EXERCISE REQUIREMENTS: Exclude the pictures, then copy word for word the lines running from the beginning of the records through the line with "19, 20, 21]".

RECORD EXCERPTS:
......

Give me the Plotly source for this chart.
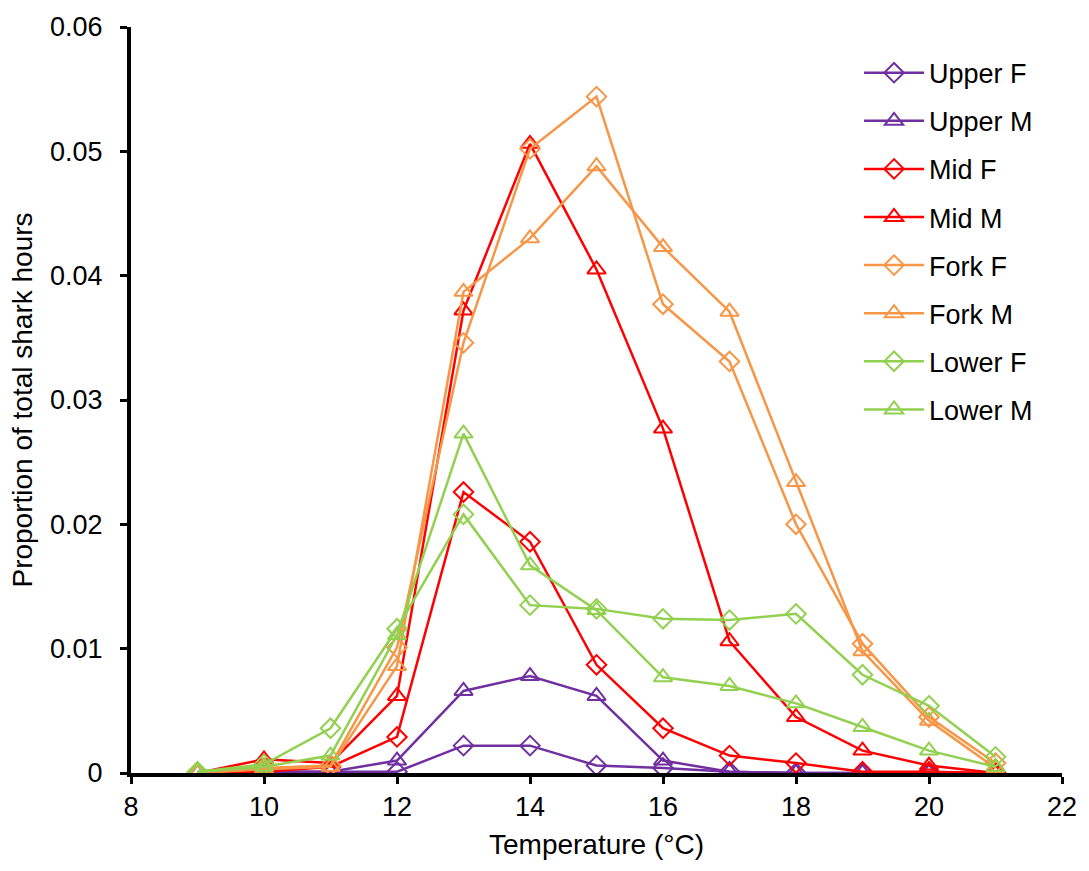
import plotly.graph_objects as go

temperature = [9, 10, 11, 12, 13, 14, 15, 16, 17, 18, 19, 20, 21]

upper_f = [0.0000, 0.0001, 0.0001, 0.0001, 0.0022, 0.0022, 0.0006, 0.0004, 0.0001, 0.0000, 0.0000, 0.0000, 0.0000]
upper_m = [0.0000, 0.0001, 0.0001, 0.0010, 0.0066, 0.0078, 0.0062, 0.0010, 0.0001, 0.0000, 0.0000, 0.0000, 0.0000]
mid_f = [0.0000, 0.0001, 0.0005, 0.0029, 0.0226, 0.0186, 0.0087, 0.0036, 0.0014, 0.0008, 0.0001, 0.0001, 0.0000]
mid_m = [0.0000, 0.0011, 0.0008, 0.0062, 0.0372, 0.0506, 0.0405, 0.0277, 0.0106, 0.0045, 0.0018, 0.0006, 0.0000]
fork_f = [0.0000, 0.0004, 0.0006, 0.0101, 0.0346, 0.0502, 0.0544, 0.0377, 0.0331, 0.0200, 0.0104, 0.0045, 0.0008]
fork_m = [0.0000, 0.0003, 0.0005, 0.0086, 0.0387, 0.0430, 0.0488, 0.0423, 0.0371, 0.0234, 0.0098, 0.0042, 0.0004]
lower_f = [0.0001, 0.0007, 0.0036, 0.0116, 0.0208, 0.0135, 0.0132, 0.0124, 0.0123, 0.0128, 0.0079, 0.0054, 0.0013]
lower_m = [0.0001, 0.0005, 0.0014, 0.0111, 0.0273, 0.0167, 0.0131, 0.0077, 0.0070, 0.0056, 0.0037, 0.0018, 0.0005]

series = [
    ("Upper F", upper_f, "#7030A0", "diamond-open"),
    ("Upper M", upper_m, "#7030A0", "triangle-up-open"),
    ("Mid F", mid_f, "#FF0000", "diamond-open"),
    ("Mid M", mid_m, "#FF0000", "triangle-up-open"),
    ("Fork F", fork_f, "#F79646", "diamond-open"),
    ("Fork M", fork_m, "#F79646", "triangle-up-open"),
    ("Lower F", lower_f, "#92D050", "diamond-open"),
    ("Lower M", lower_m, "#92D050", "triangle-up-open"),
]

fig = go.Figure()
for name, values, color, symbol in series:
    fig.add_trace(go.Scatter(
        x=temperature, y=values, name=name, legendgroup=name,
        mode="lines+markers",
        line=dict(color=color, width=2.5),
        marker=dict(symbol=symbol, size=15 if "diamond" in symbol else 16,
                    color=color, line=dict(color=color, width=2)),
    ))

font_family = "Liberation Sans, Arial, sans-serif"

fig.update_layout(
    width=1089, height=871,
    margin=dict(l=131, r=23, t=23, b=98),
    plot_bgcolor="white", paper_bgcolor="white",
    font=dict(family=font_family, color="black"),
    showlegend=True,
    legend=dict(
        x=0.782, y=0.971, xanchor="left", yanchor="top",
        font=dict(size=27, family=font_family, color="black"),
        tracegroupgap=10, itemwidth=60,
        bgcolor="rgba(0,0,0,0)",
    ),
    xaxis=dict(
        range=[8, 22], tickvals=[8, 10, 12, 14, 16, 18, 20, 22],
        showline=True, linecolor="black", linewidth=4,
        ticks="outside", ticklen=7, tickwidth=3, tickcolor="black",
        showgrid=False, zeroline=False,
        tickfont=dict(size=27, family=font_family),
        title=dict(text="Temperature (°C)", font=dict(size=28, family=font_family), standoff=14),
    ),
    yaxis=dict(
        range=[0, 0.06], tickvals=[0, 0.01, 0.02, 0.03, 0.04, 0.05, 0.06],
        ticktext=["0", "0.01", "0.02", "0.03", "0.04", "0.05", "0.06"],
        showline=True, linecolor="black", linewidth=4,
        ticks="outside", ticklen=7, tickwidth=3, tickcolor="black",
        ticklabelstandoff=12,
        showgrid=False, zeroline=False,
        tickfont=dict(size=27, family=font_family),
        title=dict(text="Proportion of total shark hours", font=dict(size=28, family=font_family), standoff=10),
    ),
)

fig.write_html("out.html")
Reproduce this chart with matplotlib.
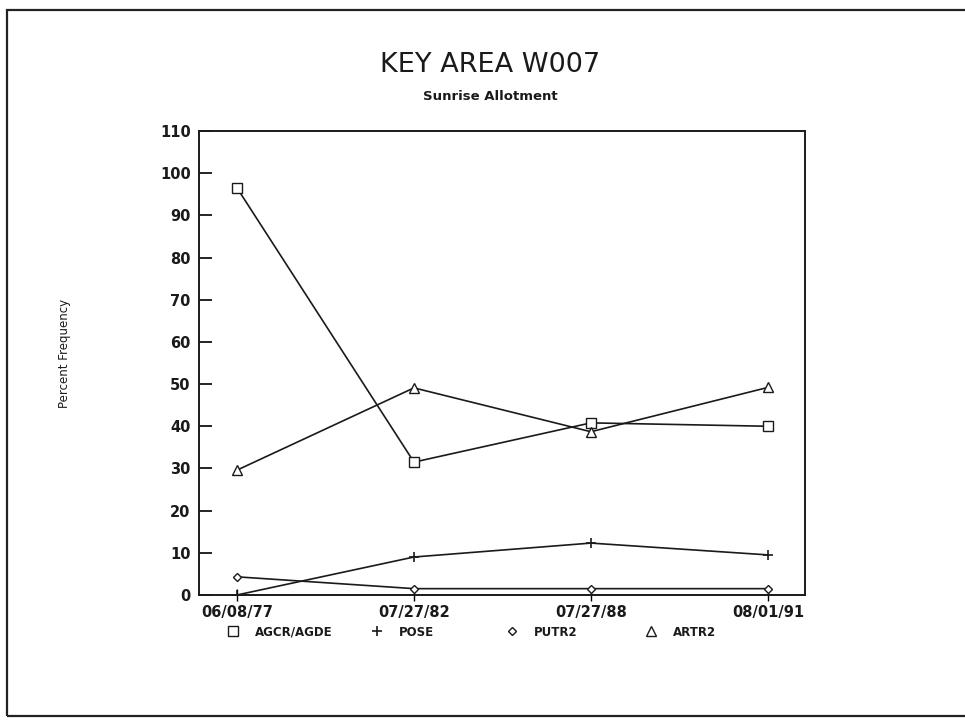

......

ANSWER TO THE TASK:
Give me the Plotly source for this chart.
import plotly.graph_objects as go

temperature = [9, 10, 11, 12, 13, 14, 15, 16, 17, 18, 19, 20, 21]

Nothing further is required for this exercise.